No hay ningún invento capaz de manipular el tiempo. La impotencia se refleja en los relojes que se conforman con señalar el paso de las horas, como alguien que se sienta en el umbral a ver el paso del corso. Nadie puede usar el tiempo como si fuese plastilina. Minuto que pasó, minuto que no volverá.
Sería fantástico poder viajar en el tiempo y presenciar momentos históricos. Ir a un museo y elegir de una lista de opciones el hecho significativo que queremos observar. Podríamos aparecer caminando, con un impermeable y un maletín, en una calle de Londres, en el preciso momento en que los Beatles salen a la terraza de los estudios Apple y suenan los primeros acordes de “Don’t let me down”. Estirar el cuello y esforzarnos por reconocer de lejos los pelos al viento de Lennon mientras miramos al tipo de al lado que iba a trabajar y ahora canta las canciones sin preocuparse por sus horarios de oficina.

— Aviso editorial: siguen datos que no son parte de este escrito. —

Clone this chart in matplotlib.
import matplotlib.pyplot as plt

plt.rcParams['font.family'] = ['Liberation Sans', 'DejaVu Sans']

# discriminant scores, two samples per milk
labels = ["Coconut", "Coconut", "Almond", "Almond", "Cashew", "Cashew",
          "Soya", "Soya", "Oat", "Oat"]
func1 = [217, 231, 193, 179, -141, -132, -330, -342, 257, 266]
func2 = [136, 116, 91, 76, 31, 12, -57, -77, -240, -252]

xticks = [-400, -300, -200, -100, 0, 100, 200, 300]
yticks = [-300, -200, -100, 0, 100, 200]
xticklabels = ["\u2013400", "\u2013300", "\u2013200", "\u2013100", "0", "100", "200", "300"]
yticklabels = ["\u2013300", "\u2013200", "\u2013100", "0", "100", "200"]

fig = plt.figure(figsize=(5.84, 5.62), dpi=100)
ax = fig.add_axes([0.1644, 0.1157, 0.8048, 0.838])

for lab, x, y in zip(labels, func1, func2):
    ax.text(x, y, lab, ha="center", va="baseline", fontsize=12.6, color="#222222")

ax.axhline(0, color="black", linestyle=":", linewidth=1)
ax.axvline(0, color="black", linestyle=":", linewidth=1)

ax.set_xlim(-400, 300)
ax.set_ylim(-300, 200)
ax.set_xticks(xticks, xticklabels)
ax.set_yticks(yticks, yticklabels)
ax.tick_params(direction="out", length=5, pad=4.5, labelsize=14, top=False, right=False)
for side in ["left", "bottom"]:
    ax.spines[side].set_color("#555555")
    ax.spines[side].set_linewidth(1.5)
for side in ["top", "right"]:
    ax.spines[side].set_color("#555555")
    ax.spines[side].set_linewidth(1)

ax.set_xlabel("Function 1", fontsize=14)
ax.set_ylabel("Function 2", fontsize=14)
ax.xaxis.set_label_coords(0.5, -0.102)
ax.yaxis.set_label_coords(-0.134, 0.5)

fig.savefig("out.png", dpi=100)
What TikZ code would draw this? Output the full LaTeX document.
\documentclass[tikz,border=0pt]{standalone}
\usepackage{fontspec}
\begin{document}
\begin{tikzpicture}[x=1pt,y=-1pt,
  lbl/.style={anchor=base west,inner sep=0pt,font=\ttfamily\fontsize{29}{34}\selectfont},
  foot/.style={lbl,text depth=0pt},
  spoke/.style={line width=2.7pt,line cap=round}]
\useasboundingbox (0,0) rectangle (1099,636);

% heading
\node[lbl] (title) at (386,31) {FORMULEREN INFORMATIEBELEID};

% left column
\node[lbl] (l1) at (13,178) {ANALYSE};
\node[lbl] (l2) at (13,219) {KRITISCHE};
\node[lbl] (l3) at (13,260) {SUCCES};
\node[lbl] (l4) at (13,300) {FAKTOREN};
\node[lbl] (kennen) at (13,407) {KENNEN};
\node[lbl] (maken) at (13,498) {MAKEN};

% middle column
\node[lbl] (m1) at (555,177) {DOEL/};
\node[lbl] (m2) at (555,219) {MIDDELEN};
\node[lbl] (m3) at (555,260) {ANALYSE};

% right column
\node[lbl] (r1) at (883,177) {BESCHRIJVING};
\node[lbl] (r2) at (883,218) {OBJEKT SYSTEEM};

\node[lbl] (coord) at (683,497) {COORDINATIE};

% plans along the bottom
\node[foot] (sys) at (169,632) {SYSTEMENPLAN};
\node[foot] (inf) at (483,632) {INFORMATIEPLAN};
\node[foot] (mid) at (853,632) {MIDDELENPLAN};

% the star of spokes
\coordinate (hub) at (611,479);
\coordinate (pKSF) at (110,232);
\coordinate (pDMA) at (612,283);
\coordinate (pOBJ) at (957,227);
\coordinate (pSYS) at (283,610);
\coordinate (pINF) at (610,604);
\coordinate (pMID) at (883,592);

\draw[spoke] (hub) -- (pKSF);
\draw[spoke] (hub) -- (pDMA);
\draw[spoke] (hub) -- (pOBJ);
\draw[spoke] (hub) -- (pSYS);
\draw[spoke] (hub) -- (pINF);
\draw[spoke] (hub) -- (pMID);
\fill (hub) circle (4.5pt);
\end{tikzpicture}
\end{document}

Pero podríamos ir más lejos y sentir el sol en una playa de las Antillas. Y al volver de un bostezo, abrir los ojos y ver a lo lejos tres carabelas acercándose a la costa. Correr desesperadamente a escondernos entre la vegetación y esperar que Colón ponga un pie en América. Contener las ganas de gritarle muchas verdades y acordarnos que este museo del tiempo sólo nos permite ser observadores. No podemos cambiar la historia.